Some parts of the development were quick to develop and are very readable, since the code includes comments and examples. On the other hand, the development of the infrastructure to connect both libraries (HA and JNF) and sometimes the use of it together with local type definitions are more technical. But once the basics of the bridge are developed, one just has to connect the definitions of the different representations, which is usually an easy transfer lemma. The proof engineering methodology presented in this paper is scalable and replicable in other developments. It extends the previous connection by allowing statements with the restriction, i.e., it permits easily transferring a lemma that requires HA and to JNF and vice versa, and one can also combine algorithms in different representations. This shows that the combination of the lifting and transfer package with local type definitions is a workable strategy to share theorems between different representations, and it even makes it easier to work in a setting with no dependent types.
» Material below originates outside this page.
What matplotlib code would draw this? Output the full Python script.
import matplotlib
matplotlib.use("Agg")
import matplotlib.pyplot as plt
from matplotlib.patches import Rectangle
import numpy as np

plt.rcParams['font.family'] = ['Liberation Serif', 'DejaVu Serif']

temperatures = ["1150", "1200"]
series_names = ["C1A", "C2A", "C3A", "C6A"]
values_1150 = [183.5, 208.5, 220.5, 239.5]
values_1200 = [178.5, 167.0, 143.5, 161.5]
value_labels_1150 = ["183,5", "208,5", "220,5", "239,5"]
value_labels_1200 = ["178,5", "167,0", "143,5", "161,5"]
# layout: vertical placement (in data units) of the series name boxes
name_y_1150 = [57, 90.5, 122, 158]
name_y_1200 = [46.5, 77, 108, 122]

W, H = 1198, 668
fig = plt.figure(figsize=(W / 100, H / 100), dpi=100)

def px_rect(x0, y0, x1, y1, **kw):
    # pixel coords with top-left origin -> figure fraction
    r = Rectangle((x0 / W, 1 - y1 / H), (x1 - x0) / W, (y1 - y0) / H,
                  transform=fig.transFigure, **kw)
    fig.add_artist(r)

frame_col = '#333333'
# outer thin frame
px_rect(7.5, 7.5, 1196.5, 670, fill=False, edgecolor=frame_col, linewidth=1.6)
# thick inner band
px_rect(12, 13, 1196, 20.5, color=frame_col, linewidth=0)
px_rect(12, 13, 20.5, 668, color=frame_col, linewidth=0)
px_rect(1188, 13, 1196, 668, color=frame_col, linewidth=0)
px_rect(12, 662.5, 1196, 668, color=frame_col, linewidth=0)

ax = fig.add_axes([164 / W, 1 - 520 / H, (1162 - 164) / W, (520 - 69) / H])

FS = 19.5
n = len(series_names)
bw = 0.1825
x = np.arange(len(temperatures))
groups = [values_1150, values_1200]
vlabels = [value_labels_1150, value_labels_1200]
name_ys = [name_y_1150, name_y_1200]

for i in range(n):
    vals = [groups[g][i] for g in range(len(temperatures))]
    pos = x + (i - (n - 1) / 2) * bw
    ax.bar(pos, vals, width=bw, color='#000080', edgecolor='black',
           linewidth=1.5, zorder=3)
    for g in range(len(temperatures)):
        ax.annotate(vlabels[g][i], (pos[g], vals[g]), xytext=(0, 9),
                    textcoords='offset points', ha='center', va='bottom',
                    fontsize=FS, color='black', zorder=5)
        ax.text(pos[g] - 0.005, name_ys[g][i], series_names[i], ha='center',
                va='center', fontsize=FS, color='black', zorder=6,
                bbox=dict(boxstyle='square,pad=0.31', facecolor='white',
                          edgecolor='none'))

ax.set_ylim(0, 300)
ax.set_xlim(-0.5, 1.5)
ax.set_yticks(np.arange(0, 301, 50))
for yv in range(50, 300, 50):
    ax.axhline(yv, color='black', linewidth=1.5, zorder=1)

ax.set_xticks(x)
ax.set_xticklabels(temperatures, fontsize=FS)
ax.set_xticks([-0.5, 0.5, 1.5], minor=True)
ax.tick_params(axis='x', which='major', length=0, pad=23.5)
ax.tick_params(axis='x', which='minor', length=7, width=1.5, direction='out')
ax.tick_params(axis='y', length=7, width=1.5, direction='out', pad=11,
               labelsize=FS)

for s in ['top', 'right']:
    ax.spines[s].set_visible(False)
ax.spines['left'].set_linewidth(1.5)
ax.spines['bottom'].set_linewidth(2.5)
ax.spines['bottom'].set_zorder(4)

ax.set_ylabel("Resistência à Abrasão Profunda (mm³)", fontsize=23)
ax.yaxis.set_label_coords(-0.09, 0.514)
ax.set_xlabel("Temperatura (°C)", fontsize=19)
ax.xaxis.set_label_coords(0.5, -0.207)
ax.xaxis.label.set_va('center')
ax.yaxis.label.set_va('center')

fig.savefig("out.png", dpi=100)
In fact, the new bridge has already been successfully used in a development about modular algorithms for computing reduced lattice bases and Hermite normal forms [9]. Such a development required to move almost all final theorems of the echelon form and Hermite normal form AFP entries [18, 19] (which are large developments; around 8000 and 2300 lines of code, respectively), from HA to JNF. The JNF library is growing and is a nice candidate to substitute the HA representation in the long term due to the troubles when reasoning with matrix dimensions. Indeed, according to the AFP statistics, it is one of the most used entries. However, it is usual that some entries that use the JNF library again prove theorems that are already part of HA. For instance, the Gröbner basis entry [43] proves from scratch theorems about row spaces (such as the row space of \(P\cdot A\) is equal to the row space of A if P is an invertible matrix) that were already proved in HA with the restriction. The use of the new bridge would benefit the works that rely on JNF.